I1101 03:45:25.755810 1 pod.go:58] cert-manager/controller/challenges/http01/selfCheck/http01/ensurePod "level"=0 "msg"="found one existing HTTP01 solver pod" "dnsName"="[snip]" "related_resource_kind"="Pod" "related_resource_name"="cm-acme-http-solver-b6k59" "related_resource_namespace"="default" "resource_kind"="Challenge" "resource_name"="[snip]-certificate-2096248848-189663135-2951658629" "resource_namespace"="default" "type"="http-01"
I1101 03:45:25.755897 1 service.go:43] cert-manager/controller/challenges/http01/selfCheck/http01/ensureService "level"=0 "msg"="found one existing HTTP01 solver Service for challenge resource" "dnsName"="[snip]" "related_resource_kind"="Service" "related_resource_name"="cm-acme-http-solver-qsvbv" "related_resource_namespace"="default" "resource_kind"="Challenge" "resource_name"="[snip]-certificate-2096248848-189663135-2951658629" "resource_namespace"="default" "type"="http-01"
I1101 03:45:25.755960 1 ingress.go:91] cert-manager/controller/challenges/http01/selfCheck/http01/ensureIngress "level"=0 "msg"="found one existing HTTP01 solver ingress" "dnsName"="[snip]" "related_resource_kind"="Ingress" "related_resource_name"="cm-acme-http-solver-br7d2" "related_resource_namespace"="default" "resource_kind"="Challenge" "resource_name"="[snip]-certificate-2096248848-189663135-2951658629" "resource_namespace"="default" "type"="http-01"
This corresponds with an error event in the ClusterIssuer
that I deployed:
Warning ErrVerifyACMEAccount 27m (x4 over 28m) cert-manager Failed to verify ACME account: Get https://acme-v02.api.letsencrypt.org/directory: dial tcp: i/o timeout
Because of this my CertificateRequest
and Certificate
resources perpetually stay in a "pending" state.

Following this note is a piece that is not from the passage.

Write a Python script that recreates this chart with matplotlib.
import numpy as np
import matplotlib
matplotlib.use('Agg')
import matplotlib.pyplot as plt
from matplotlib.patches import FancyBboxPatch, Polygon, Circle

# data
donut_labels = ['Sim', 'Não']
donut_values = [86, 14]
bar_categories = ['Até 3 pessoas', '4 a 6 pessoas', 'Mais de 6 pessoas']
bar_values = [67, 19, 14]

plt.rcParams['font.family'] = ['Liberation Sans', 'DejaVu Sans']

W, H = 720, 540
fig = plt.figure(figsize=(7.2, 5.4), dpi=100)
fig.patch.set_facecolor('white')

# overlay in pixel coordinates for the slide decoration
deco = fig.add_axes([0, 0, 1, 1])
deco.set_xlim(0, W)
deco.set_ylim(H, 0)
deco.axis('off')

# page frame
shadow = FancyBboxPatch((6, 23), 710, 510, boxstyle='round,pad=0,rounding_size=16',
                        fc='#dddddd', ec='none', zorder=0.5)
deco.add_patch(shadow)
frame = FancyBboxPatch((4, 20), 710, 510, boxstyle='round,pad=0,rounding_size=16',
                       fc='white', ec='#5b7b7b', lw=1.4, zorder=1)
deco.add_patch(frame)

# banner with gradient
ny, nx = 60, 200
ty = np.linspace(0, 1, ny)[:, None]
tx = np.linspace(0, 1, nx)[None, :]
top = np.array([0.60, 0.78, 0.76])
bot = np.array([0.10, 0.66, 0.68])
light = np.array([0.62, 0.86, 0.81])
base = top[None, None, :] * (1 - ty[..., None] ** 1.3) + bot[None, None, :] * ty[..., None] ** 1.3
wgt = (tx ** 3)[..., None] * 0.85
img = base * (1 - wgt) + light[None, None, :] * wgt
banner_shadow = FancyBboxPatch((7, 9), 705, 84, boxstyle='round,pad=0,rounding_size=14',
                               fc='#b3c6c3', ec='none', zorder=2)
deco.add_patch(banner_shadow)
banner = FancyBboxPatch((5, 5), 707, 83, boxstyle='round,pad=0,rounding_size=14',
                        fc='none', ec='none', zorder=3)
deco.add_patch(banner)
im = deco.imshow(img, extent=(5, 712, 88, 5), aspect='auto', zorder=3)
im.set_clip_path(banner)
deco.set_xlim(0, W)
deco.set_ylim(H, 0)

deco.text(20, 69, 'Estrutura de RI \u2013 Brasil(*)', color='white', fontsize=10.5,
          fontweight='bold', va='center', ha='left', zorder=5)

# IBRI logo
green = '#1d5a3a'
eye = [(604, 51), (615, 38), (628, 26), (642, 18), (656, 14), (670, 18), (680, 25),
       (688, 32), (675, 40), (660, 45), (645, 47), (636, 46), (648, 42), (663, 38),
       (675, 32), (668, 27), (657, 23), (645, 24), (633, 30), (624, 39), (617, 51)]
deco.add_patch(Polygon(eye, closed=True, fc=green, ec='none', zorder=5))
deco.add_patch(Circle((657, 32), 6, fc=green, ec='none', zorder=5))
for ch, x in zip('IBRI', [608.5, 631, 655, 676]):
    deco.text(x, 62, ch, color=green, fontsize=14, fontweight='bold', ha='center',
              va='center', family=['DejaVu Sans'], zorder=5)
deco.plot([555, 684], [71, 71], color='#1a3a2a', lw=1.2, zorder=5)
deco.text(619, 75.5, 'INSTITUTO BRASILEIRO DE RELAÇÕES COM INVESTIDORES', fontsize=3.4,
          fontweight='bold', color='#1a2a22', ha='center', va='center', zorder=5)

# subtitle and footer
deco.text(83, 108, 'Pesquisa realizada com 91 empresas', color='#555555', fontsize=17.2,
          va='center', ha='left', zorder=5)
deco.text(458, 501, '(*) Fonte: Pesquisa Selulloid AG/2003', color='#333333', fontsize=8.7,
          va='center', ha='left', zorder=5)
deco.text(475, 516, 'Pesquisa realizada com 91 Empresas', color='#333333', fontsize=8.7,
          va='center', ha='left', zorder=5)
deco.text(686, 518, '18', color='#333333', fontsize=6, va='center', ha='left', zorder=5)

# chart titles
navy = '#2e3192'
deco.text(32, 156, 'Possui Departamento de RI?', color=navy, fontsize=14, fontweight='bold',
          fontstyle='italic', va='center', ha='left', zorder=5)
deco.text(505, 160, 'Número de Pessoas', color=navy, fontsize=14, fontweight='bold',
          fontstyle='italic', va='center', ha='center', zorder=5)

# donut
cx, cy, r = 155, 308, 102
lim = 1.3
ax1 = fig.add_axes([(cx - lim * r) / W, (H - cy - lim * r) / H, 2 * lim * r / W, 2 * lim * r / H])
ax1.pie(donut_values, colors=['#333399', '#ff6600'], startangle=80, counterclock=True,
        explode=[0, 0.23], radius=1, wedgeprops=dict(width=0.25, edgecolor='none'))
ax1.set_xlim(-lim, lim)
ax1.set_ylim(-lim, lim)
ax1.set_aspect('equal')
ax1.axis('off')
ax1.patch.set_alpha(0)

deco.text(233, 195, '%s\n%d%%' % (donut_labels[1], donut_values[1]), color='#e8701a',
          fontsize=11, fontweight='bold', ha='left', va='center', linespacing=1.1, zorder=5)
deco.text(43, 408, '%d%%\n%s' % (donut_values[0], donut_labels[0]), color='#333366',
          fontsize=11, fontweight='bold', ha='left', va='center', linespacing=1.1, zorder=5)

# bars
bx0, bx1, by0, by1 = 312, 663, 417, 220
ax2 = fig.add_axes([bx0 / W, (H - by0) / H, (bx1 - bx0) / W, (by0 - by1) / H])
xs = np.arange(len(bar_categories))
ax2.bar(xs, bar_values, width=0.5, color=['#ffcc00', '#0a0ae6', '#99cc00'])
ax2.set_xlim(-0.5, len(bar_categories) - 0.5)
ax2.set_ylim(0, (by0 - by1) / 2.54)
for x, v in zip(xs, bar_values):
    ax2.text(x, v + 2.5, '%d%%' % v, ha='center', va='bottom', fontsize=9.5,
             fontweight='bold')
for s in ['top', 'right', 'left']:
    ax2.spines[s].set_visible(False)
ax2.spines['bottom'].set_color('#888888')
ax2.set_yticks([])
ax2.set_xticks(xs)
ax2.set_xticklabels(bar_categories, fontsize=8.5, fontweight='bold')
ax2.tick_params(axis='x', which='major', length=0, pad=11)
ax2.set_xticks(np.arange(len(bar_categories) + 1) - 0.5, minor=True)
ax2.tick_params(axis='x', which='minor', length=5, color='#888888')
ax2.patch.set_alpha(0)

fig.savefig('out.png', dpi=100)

This is happening during initial cluster creation. My configuration for the certificate manager & ingress is as follows:
apiVersion: cert-manager.io/v1alpha2
kind: ClusterIssuer
metadata:
name: letsencrypt-uat
spec:
acme:
email: cert-manager+uat@[snip]
server: https://acme-staging-v02.api.letsencrypt.org/directory
privateKeySecretRef:
name: letsencrypt-uat-private-key
solvers:
- http01:
ingress:
class: nginx
apiVersion: cert-manager.io/v1alpha2
kind: Certificate
metadata:
name: [snip]-uat-certificate
spec:
secretName: [snip]-uat-tls-cert
duration: 2160h
renewBefore: 360h
commonName: [snip]
dnsNames:
- [snip]
issuerRef:
name: letsencrypt-uat
kind: ClusterIssuer
apiVersion: extensions/v1beta1
kind: Ingress
metadata:
name: [snip]-uat-tls-ingress
namespace: default
annotations:
kubernetes.io/ingress.class: "nginx"
cert-manager.io/cluster-issuer: letsencrypt-uat
nginx.ingress.kubernetes.io/ssl-redirect: "true"

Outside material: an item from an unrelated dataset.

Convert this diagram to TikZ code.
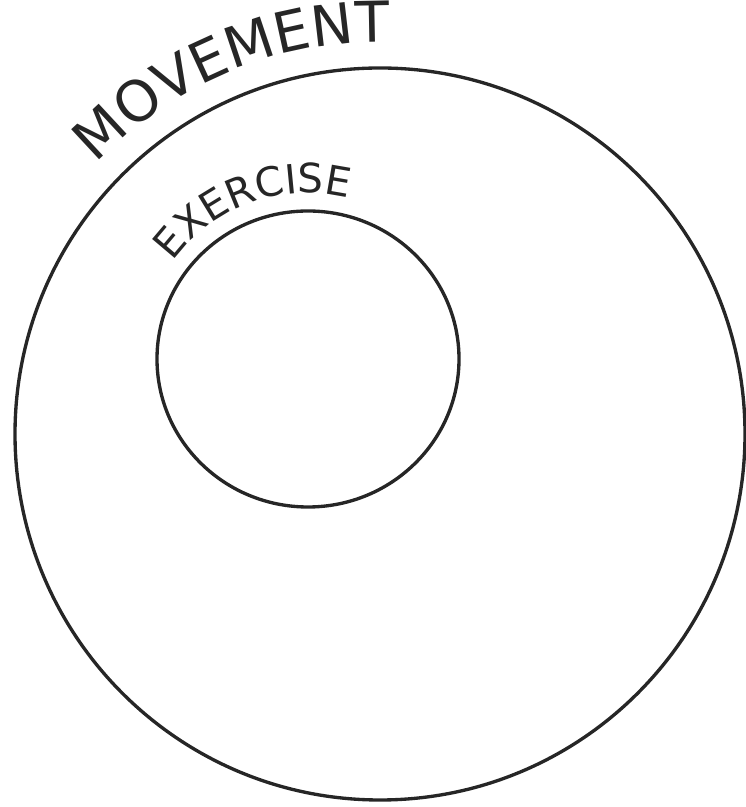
\documentclass[tikz,border=0pt]{standalone}
\usepackage{fontspec}
\setmainfont{DejaVu Sans}
\usetikzlibrary{decorations.text}

\begin{document}
\begin{tikzpicture}[x=0.02cm,y=0.02cm]
\tikzset{
  ringline/.style={draw=black!85,line width=1.9pt,line cap=round},
  ringlabel/.style={decorate,decoration={text along path,text align=center,text={#1}}}
}
\useasboundingbox (0,0) rectangle (746,807);
\coordinate (c_move) at (380,373);
\coordinate (c_exer) at (308,448);
\draw[ringline] (c_move) ellipse[x radius=365,y radius=366];
\draw[ringline] (c_exer) ellipse[x radius=151,y radius=148];
\path[ringlabel={|\fontsize{32}{36}\selectfont\color{black!85}|MOVEMENT}]
  ([shift={(138:392)}]c_move) arc[start angle=138,end angle=87,radius=392];
\path[ringlabel={|\fontsize{23}{27}\selectfont\color{black!85}|EXERCISE}]
  ([shift={(147:166)}]c_exer) arc[start angle=147,end angle=73,radius=166];
\end{tikzpicture}
\end{document}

nginx.ingress.kubernetes.io/force-ssl-redirect: "true"
nginx.ingress.kubernetes.io/affinity: "cookie"
spec:
rules:
- host: [snip]
http:
paths:
- backend:
serviceName: [snip]-uat-webapp-service
servicePort: 80
tls:
- hosts:
- [snip]
secretName: [snip]-uat-tls-cert
I am on a GKE private cluster and have therefore also been unable to run the webhook component. The documentation seems to imply that this it's OK, but not recommended, to run this way.
Also, I note that the documentation references the need to add a firewall rule to allow the webhook to work. And I wonder if that is also relevant here? The error above seems to indicate some kind of networking (firewall?) related issue.
Environment details:: GKE (1.14.7-gke.10) Kubernetes (v1.16.2) (I think) cert-manager (0.11.0)
Installed with kubectl
Do I need to configure a firewall rule, perhaps?
Many thanks, Ben
Edit 1:
The "dial tcp: i/o timeout" is a red herring. That error persists only as long as the DNS takes to initialise with my cluster. I am also coming closer to the conclusion that the propagation error is simply LetsEncrypt DNS not seeing my domain associated with my IP address (yet).
Is it correct that I use an A record here? I made the DNS update around an hour ago - is there any way that I can see what LetsEncrypt's DNS sees?